>> start DATASET SECTION

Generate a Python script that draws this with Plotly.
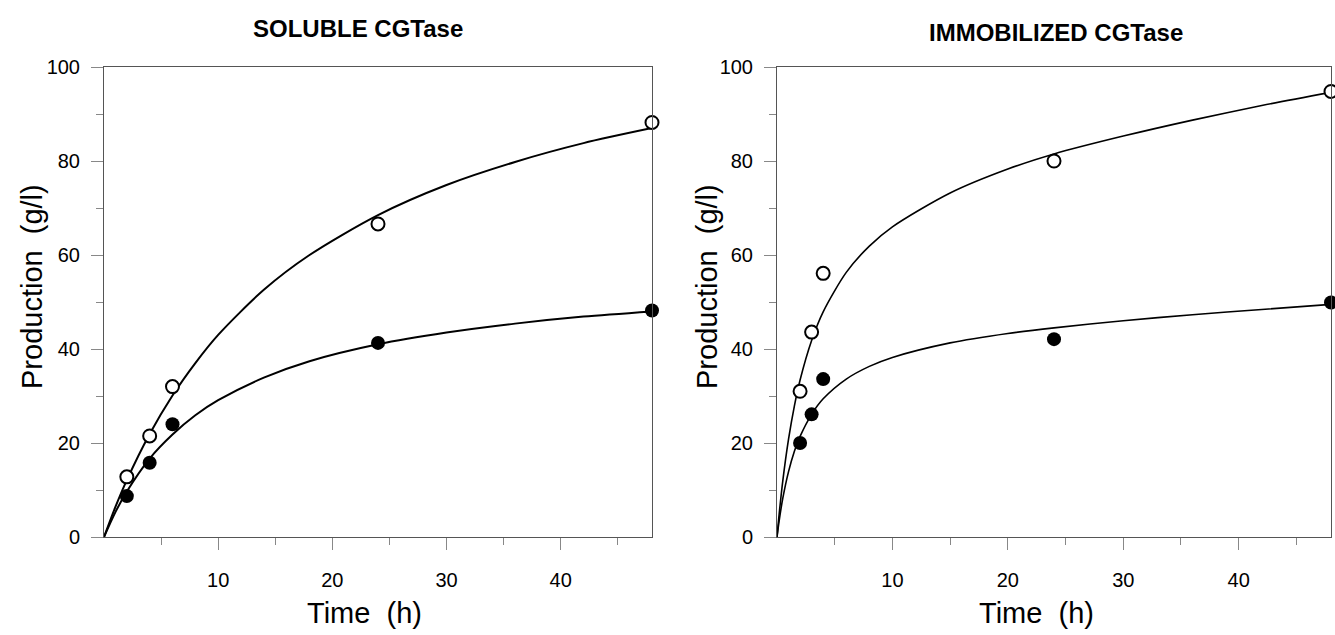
import plotly.graph_objects as go

# ---- data ----
time_h = [2, 4, 6, 24, 48]
sol_open = [12.8, 21.5, 32.0, 66.6, 88.2]
sol_filled = [8.7, 15.8, 24.0, 41.3, 48.2]

time_imm = [2, 3, 4, 24, 48]
imm_open = [31.0, 43.6, 56.1, 80.0, 94.8]
imm_filled = [20.0, 26.1, 33.6, 42.1, 49.9]

# fitted curves
fit_x_sol = [0, 1, 2, 4, 6, 8, 10, 14, 18, 24, 30, 36, 42, 48]
fit_sol_open = [0, 6.4, 12.1, 21.9, 30.1, 37.0, 43.0, 52.6, 60.0, 68.5, 74.9, 79.8, 83.8, 87.0]
fit_sol_filled = [0, 5.3, 9.7, 16.7, 21.8, 25.9, 29.1, 33.9, 37.4, 41.0, 43.5, 45.4, 46.9, 48.0]

fit_x_imm = [0, 0.1, 0.25, 0.5, 1, 1.5, 2, 3, 4, 6, 8, 10, 15, 20, 24, 30, 36, 42, 48]
fit_imm_open = [0, 2.7, 6.4, 11.9, 20.8, 27.8, 33.4, 41.8, 47.9, 56.3, 61.9, 66.0, 73.2, 78.3, 81.5, 85.3, 88.7, 91.8, 94.6]
fit_imm_filled = [0, 1.9, 4.5, 8.2, 13.9, 18.2, 21.4, 26.1, 29.4, 33.6, 36.3, 38.2, 41.3, 43.3, 44.5, 46.0, 47.3, 48.4, 49.5]

titles = ["SOLUBLE CGTase", "IMMOBILIZED CGTase"]
x_title = "Time\u00a0 (h)"
y_title = "Production\u00a0 (g/l)"
x_major = [10, 20, 30, 40]
x_minor = [5, 15, 25, 35, 45]
y_major = [0, 20, 40, 60, 80, 100]
y_minor = [10, 30, 50, 70, 90]

W, H = 1335, 635
FONT = "Liberation Sans, Arial, sans-serif"

fig = go.Figure()

def add_panel(xa, ya, fx, f_open, f_filled, tx, d_open, d_filled, lw):
    for fy in (f_open, f_filled):
        fig.add_trace(go.Scatter(x=fx, y=fy, mode="lines",
                                 line=dict(color="black", width=lw, shape="spline", smoothing=0.8),
                                 xaxis=xa, yaxis=ya, showlegend=False, hoverinfo="skip"))
    fig.add_trace(go.Scatter(x=tx, y=d_open, mode="markers", cliponaxis=False,
                             marker=dict(symbol="circle", size=13, color="white", line=dict(color="black", width=2)),
                             xaxis=xa, yaxis=ya, showlegend=False))
    fig.add_trace(go.Scatter(x=tx, y=d_filled, mode="markers", cliponaxis=False,
                             marker=dict(symbol="circle", size=14, color="black", line=dict(color="black", width=0)),
                             xaxis=xa, yaxis=ya, showlegend=False))

add_panel("x", "y", fit_x_sol, fit_sol_open, fit_sol_filled, time_h, sol_open, sol_filled, 2)
add_panel("x2", "y2", fit_x_imm, fit_imm_open, fit_imm_filled, time_imm, imm_open, imm_filled, 1.6)

def xaxis_cfg(domain):
    return dict(domain=domain, range=[0, 48], showgrid=False, zeroline=False, automargin=False,
                showline=True, linecolor="#555", linewidth=1, mirror=True,
                tickmode="array", tickvals=x_major, ticks="outside", ticklen=12, tickcolor="#888",
                ticklabelstandoff=13,
                minor=dict(tickvals=x_minor, ticks="outside", ticklen=7, tickcolor="#888"),
                tickfont=dict(family=FONT, size=20, color="black"))

def yaxis_cfg(domain):
    return dict(domain=domain, range=[0, 100], showgrid=False, zeroline=False, automargin=False,
                showline=True, linecolor="#555", linewidth=1, mirror=True,
                tickmode="array", tickvals=y_major, ticks="outside", ticklen=12, tickcolor="#888",
                ticklabelstandoff=7,
                minor=dict(tickvals=y_minor, ticks="outside", ticklen=7, tickcolor="#888"),
                tickfont=dict(family=FONT, size=20, color="black"))

yd = [98 / H, 568 / H]
fig.update_layout(
    width=W, height=H, autosize=False,
    margin=dict(l=0, r=0, t=0, b=0, pad=0, autoexpand=False),
    paper_bgcolor="white", plot_bgcolor="white",
    xaxis=xaxis_cfg([104 / W, 652 / W]),
    yaxis=yaxis_cfg(yd),
    xaxis2=xaxis_cfg([777 / W, 1331 / W]),
    yaxis2=yaxis_cfg(yd),
    font=dict(family=FONT, color="black"),
)
fig.update_layout(xaxis2=dict(anchor="y2"), yaxis2=dict(anchor="x2"))

ann = [
    dict(text="<b>%s</b>" % titles[0], x=358 / W, y=1 - 29 / H, font=dict(size=24)),
    dict(text="<b>%s</b>" % titles[1], x=1056 / W, y=1 - 32 / H, font=dict(size=24)),
    dict(text=x_title, x=364 / W, y=1 - 613 / H, font=dict(size=29)),
    dict(text=x_title, x=1036 / W, y=1 - 613 / H, font=dict(size=29)),
    dict(text=y_title, x=32 / W, y=1 - 287 / H, font=dict(size=29), textangle=-90),
    dict(text=y_title, x=707 / W, y=1 - 287 / H, font=dict(size=29), textangle=-90),
]
for a in ann:
    a.update(xref="paper", yref="paper", xanchor="center", yanchor="middle", showarrow=False)
    a["font"]["family"] = FONT
    a["font"]["color"] = "black"
fig.update_layout(annotations=ann)

fig.write_html("out.html", config={"displayModeBar": False},
               post_script="document.body.style.margin='0';")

>> end DATASET SECTION

AIM OF THE EXERCISE >> Write down every line from the opening of the listing to the line with "45.4, 46.9, 48.0]", both included, and nothing else; the pictures are omitted.

TASK ANSWER >>
Generate a Python script that draws this with Plotly.
import plotly.graph_objects as go

# ---- data ----
time_h = [2, 4, 6, 24, 48]
sol_open = [12.8, 21.5, 32.0, 66.6, 88.2]
sol_filled = [8.7, 15.8, 24.0, 41.3, 48.2]

time_imm = [2, 3, 4, 24, 48]
imm_open = [31.0, 43.6, 56.1, 80.0, 94.8]
imm_filled = [20.0, 26.1, 33.6, 42.1, 49.9]

# fitted curves
fit_x_sol = [0, 1, 2, 4, 6, 8, 10, 14, 18, 24, 30, 36, 42, 48]
fit_sol_open = [0, 6.4, 12.1, 21.9, 30.1, 37.0, 43.0, 52.6, 60.0, 68.5, 74.9, 79.8, 83.8, 87.0]
fit_sol_filled = [0, 5.3, 9.7, 16.7, 21.8, 25.9, 29.1, 33.9, 37.4, 41.0, 43.5, 45.4, 46.9, 48.0]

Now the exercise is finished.